Nephrologist Beatriz Domínguez-Gil , director of the National Transplant Organization (ONT) and co-author of the study, paints the backdrop for this research. “On any given day, in Europe, there are more than 77,000 patients waiting for a kidney transplant, according to a recent study in 40 countries. These are people destined for long-term dialysis treatment, with the disruption this causes to their personal and professional lives. This is completely transformed by a kidney transplant , which improves life expectancy and is also less expensive than dialysis. This situation is complicated by the progressive aging of donors, who have greater comorbidity. This makes it essential to seek alternative solutions, and organoids are one of the possibilities for the future,” she explains. The director of the ONT explains that there is already an agreement with hospitals in Barcelona, ​​Madrid, Galicia, and Cantabria to begin using discarded human organs in this research, presumably next year.

Although the application of these human tissues is still far off, Domínguez-Gil believes, the doctor predicts two uses for this technology: being able to remove the kidney of a person with kidney disease, treat it with a system similar to that used with pigs and reimplant it; and using this technique to regenerate donated organs that do not meet the requirements for transplantation.

Brazilian physician Leonardo Riella led the team that performed the pig kidney transplant on the American patient at Massachusetts General Hospital. The head of kidney transplantation and professor at Harvard University, who was not involved in this work, praises it as a great first step. “It is an elegant and innovative proof of concept demonstrating that human kidney organoids can survive and integrate within pig kidneys for a short period. It is an exciting step toward the convergence of regenerative medicine and xenotransplantation [from animal to human]. The main challenges going forward will be achieving long-term viability and demonstrating true kidney function from the transplanted organoids. If the latter is achieved, it could eventually lead to new treatments to restore kidney function in patients with chronic kidney disease,” he emphasizes.

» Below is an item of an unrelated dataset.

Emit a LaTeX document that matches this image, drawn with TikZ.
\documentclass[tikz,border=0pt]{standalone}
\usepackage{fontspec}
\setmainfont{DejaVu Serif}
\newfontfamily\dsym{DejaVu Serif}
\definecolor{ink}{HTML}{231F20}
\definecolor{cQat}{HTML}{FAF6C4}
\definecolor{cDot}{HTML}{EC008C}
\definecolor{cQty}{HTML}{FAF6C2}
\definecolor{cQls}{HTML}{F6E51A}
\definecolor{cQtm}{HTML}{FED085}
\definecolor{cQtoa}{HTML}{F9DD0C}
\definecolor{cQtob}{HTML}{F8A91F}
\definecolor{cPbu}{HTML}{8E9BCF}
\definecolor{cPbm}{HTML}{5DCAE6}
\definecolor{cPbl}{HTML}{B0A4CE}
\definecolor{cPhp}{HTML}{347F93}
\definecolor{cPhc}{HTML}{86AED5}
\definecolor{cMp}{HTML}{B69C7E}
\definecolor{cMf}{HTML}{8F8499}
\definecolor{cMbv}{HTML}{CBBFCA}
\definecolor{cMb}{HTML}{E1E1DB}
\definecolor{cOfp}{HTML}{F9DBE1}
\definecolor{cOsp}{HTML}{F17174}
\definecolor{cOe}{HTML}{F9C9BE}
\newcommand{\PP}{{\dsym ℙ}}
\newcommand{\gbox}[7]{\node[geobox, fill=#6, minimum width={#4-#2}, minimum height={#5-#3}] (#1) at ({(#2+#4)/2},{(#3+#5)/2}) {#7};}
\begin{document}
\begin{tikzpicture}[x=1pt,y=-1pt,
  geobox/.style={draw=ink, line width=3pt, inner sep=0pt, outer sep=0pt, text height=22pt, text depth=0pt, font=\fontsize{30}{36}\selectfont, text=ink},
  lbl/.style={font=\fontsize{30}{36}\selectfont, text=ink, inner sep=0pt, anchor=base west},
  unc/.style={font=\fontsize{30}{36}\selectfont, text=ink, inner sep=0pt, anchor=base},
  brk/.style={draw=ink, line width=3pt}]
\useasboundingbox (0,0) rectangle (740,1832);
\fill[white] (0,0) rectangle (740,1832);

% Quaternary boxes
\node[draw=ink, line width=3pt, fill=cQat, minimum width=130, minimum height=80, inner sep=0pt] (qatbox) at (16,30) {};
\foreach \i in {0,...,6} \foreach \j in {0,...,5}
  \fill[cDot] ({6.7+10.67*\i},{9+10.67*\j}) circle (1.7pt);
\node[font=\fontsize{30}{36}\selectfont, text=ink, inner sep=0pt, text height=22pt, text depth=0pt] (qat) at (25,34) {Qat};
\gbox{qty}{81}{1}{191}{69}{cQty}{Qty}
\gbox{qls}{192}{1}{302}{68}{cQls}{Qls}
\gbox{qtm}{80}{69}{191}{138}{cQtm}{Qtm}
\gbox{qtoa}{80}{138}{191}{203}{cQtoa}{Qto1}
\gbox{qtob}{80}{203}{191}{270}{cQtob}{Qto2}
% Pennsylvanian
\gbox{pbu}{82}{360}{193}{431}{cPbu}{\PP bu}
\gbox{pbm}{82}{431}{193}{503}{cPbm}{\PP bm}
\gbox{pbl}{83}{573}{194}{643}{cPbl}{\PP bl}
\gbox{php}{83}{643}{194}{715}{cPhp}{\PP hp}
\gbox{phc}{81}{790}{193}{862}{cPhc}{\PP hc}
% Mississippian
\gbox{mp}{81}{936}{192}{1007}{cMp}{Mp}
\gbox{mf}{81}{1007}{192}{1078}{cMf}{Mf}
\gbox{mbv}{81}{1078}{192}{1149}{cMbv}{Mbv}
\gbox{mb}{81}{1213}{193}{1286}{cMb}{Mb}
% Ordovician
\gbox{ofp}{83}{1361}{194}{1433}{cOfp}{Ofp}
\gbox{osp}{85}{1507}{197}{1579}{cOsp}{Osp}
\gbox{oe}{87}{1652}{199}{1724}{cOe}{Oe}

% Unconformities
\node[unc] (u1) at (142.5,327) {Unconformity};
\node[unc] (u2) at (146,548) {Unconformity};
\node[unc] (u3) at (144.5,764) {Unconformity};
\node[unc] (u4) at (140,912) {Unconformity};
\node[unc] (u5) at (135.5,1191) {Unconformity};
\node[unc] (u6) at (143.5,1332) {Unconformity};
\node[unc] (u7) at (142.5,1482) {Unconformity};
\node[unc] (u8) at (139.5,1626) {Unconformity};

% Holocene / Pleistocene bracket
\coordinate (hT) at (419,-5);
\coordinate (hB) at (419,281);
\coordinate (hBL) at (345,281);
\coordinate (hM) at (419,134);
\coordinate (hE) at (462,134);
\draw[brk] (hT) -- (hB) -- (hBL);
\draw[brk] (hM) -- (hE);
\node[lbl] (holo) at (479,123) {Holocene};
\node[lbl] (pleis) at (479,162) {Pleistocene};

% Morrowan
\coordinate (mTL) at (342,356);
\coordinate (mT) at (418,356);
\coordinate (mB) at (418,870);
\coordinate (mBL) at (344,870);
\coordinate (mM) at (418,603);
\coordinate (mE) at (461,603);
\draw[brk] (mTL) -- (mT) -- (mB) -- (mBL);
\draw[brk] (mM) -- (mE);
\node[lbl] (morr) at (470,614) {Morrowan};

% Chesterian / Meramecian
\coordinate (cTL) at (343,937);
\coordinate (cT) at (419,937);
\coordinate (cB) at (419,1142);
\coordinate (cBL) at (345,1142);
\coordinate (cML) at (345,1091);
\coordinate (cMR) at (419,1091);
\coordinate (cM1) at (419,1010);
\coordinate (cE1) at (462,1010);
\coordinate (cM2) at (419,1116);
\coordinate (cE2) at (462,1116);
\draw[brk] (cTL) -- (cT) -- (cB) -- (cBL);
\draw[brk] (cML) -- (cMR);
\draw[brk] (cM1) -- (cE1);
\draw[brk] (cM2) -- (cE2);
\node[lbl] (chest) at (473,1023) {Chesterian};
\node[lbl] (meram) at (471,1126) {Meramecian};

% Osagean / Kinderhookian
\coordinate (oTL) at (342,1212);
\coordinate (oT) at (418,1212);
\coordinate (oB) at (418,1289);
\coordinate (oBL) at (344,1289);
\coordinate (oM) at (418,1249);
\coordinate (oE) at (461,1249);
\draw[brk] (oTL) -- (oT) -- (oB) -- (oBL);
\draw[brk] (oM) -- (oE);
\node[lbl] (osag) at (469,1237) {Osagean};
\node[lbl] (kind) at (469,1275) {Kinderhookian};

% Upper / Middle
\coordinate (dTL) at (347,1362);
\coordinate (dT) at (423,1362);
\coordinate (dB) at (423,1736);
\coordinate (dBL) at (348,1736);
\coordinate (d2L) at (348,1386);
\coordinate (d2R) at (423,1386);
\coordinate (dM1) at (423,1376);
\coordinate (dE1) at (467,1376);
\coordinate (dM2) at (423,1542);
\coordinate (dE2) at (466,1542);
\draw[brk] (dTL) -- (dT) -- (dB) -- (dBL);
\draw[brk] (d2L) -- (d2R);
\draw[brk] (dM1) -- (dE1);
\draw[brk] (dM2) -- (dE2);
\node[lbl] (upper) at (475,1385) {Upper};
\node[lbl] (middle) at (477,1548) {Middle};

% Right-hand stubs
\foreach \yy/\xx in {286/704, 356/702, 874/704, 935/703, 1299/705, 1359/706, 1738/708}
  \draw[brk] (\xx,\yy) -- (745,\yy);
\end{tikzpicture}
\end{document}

Marcos López-Hoyos, head of immunology at the Marqués de Valdecilla University Hospital in Santander, cautions that these techniques are still in the animal research phase, but are nonetheless “very interesting.” “Kidneys are already being recovered using ex vivo perfusion methods like those used in this study. Organoids, while not a complete replica of a real kidney, are capable of regenerating it and offer enormous potential for treatment,” he emphasizes.